More than 1,000 people had already registered for assistance from the Federal Emergency Management Agency, or FEMA, which sent hundreds of workers to Oklahoma to help with the recovery.

After a long day of searching through shattered homes that was slowed by rainy weather on Tuesday, Oklahoma County Commissioner Brian Maughan said it seemed no one was missing.

“As far as I know, of the list of people that we have had that they are all accounted for in one way or another,” he said.

TEN CHILDREN AMONG DEAD

The state medical examiner on Wednesday released details on the people who died in the storm, and reported 10 children, including a four-month-old baby, were among the victims, more than the nine previously reported.

The other children ranged in age from 4 years to 9 years old. The storm's oldest victim, of those whose ages were released, was 63. Most of the victims died of blunt force injuries that were probably caused by flying debris and five of the children died from suffocation.

Most of the children were at Plaza Towers Elementary School, which took a direct hit by the deadliest tornado to strike the United States in two years.

Emergency workers pulled more than 100 survivors from the debris after the tornado ripped through the Oklahoma City region with winds exceeding 200 miles per hour (320 kph), leaving a trail of destruction 17 miles (23 km) long and 1.3 miles (2 km) wide.

The National Weather Service said the tornado was ranked a rare EF5, the most powerful on the Enhanced Fujita Scale.

STORM SAFE SHELTERS

The last time a giant twister tore through the area, on May 3, 1999, it killed more than 40 people and destroyed thousands of homes. That tornado also topped the scale.
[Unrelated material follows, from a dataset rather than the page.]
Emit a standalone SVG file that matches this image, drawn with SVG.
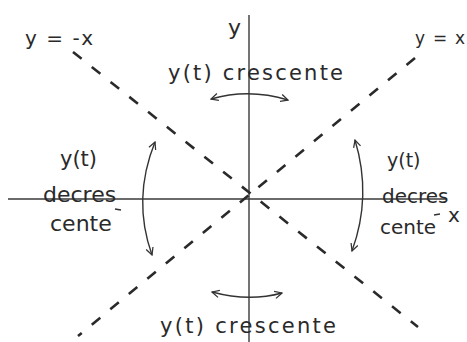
<svg xmlns="http://www.w3.org/2000/svg" width="467" height="342" viewBox="0 0 467 342">
<defs>
<style>
.ax{stroke:#3a3a3a;stroke-width:1.4;fill:none}
.dash{stroke:#2a2a2a;stroke-width:2.6;fill:none;stroke-dasharray:11 13}
.arc{stroke:#333;stroke-width:1.4;fill:none}
.t{font-family:"DejaVu Sans","Liberation Sans",sans-serif;fill:#2a2a2a}
</style>
<marker id="ah" viewBox="0 0 10 10" refX="9" refY="5" markerWidth="9" markerHeight="9" orient="auto-start-reverse" markerUnits="userSpaceOnUse">
<path d="M1,1 L9,5 L1,9" fill="none" stroke="#333" stroke-width="1.4"/>
</marker>
</defs>
<rect width="467" height="342" fill="#fff"/>
<g id="axes">
<line class="ax" x1="249" y1="15" x2="249" y2="342"/>
<line class="ax" x1="8" y1="199" x2="447" y2="199"/>
<text class="t" x="228" y="35" font-size="22">y</text>
<text class="t" x="448" y="222" font-size="20">x</text>
</g>
<g id="connectors">
<line class="dash" x1="73" y1="52" x2="418" y2="327"/>
<line class="dash" x1="415" y1="58" x2="78" y2="336"/>
<path class="arc" d="M211,99 Q249,88 288,100" marker-start="url(#ah)" marker-end="url(#ah)"/>
<path class="arc" d="M212,292 Q249,302 282,293" marker-start="url(#ah)" marker-end="url(#ah)"/>
<path class="arc" d="M155,142 Q132,199 152,255" marker-start="url(#ah)" marker-end="url(#ah)"/>
<path class="arc" d="M355,140 Q372,196 352,251" marker-start="url(#ah)" marker-end="url(#ah)"/>
</g>
<g id="label-yneg">
<text class="t" x="25" y="45" font-size="20" textLength="68" lengthAdjust="spacing">y = -x</text>
</g>
<g id="label-ypos">
<text class="t" x="415" y="44" font-size="17" textLength="50" lengthAdjust="spacing">y = x</text>
</g>
<g id="top-text">
<text class="t" x="168" y="80" font-size="21" textLength="175" lengthAdjust="spacing">y(t) crescente</text>
</g>
<g id="bottom-text">
<text class="t" x="160" y="333" font-size="21" textLength="176" lengthAdjust="spacing">y(t) crescente</text>
</g>
<g id="left-text">
<text class="t" x="60" y="166" font-size="21">y(t)</text>
<text class="t" x="43" y="202" font-size="22">decres</text>
<text class="t" x="50" y="231" font-size="22">cente</text>
<line class="arc" x1="115" y1="209" x2="121" y2="210" stroke-width="2"/>
</g>
<g id="right-text">
<text class="t" x="387" y="167" font-size="19">y(t)</text>
<text class="t" x="382" y="203" font-size="20">decres</text>
<text class="t" x="380" y="234" font-size="20">cente</text>
<line class="arc" x1="434" y1="215" x2="440" y2="214" stroke-width="2"/>
</g>
</svg>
Oklahoma Emergency Management's Lojka said 2,400 homes were damaged or obliterated and an estimated 10,000 people affected.

The death toll was lower than might have been expected given the extent of the devastation in Moore, home to 55,000 people.

Some ascribed the relatively few deaths to many people having small “storm safe” shelters, basically a concrete hole in the garage floor with a sliding roof that locks.

Billy McElrath, 50, of Oklahoma City, said his wife hid in a storm safe in their garage when the tornado hit.

She emerged unhurt even though the storm destroyed the 1968 Corvette convertible she had bought him as a birthday present, and crushed a motorcycle.

“Everything else is just trashed,” he said as he loaded a pickup with salvaged goods.

Kraig Boozier, 47, took to his own small shelter in the Westmoor subdivision of Oklahoma City and watched in shock as a fan in the wall was ripped out.

“I looked up and saw the tornado above me,” he said.

Officials said another factor behind the surprisingly low death toll was the early warning, with meteorologists saying days in advance that a storm system was coming.

Once a tornado was forming, people had 15 to 20 minutes of warning, which meant they could take shelter or flee the projected path. The weather service also has new, sterner warnings about deadly tornadoes.

Many of those who do not have a basic storm shelter at home, which can cost $2,500 to $5,000, have learned from warnings over the year to seek hiding places at home during a tornado.

Jackie Raper, 73, and her daughter, for instance, sought shelter in the bathtub in her house in Oklahoma City.

“The house fell on top of her,” said Caylin Burgett, 16, who says Raper is like a grandmother to her. Raper broke her arm and femur, and bruised her lungs, Burgett said.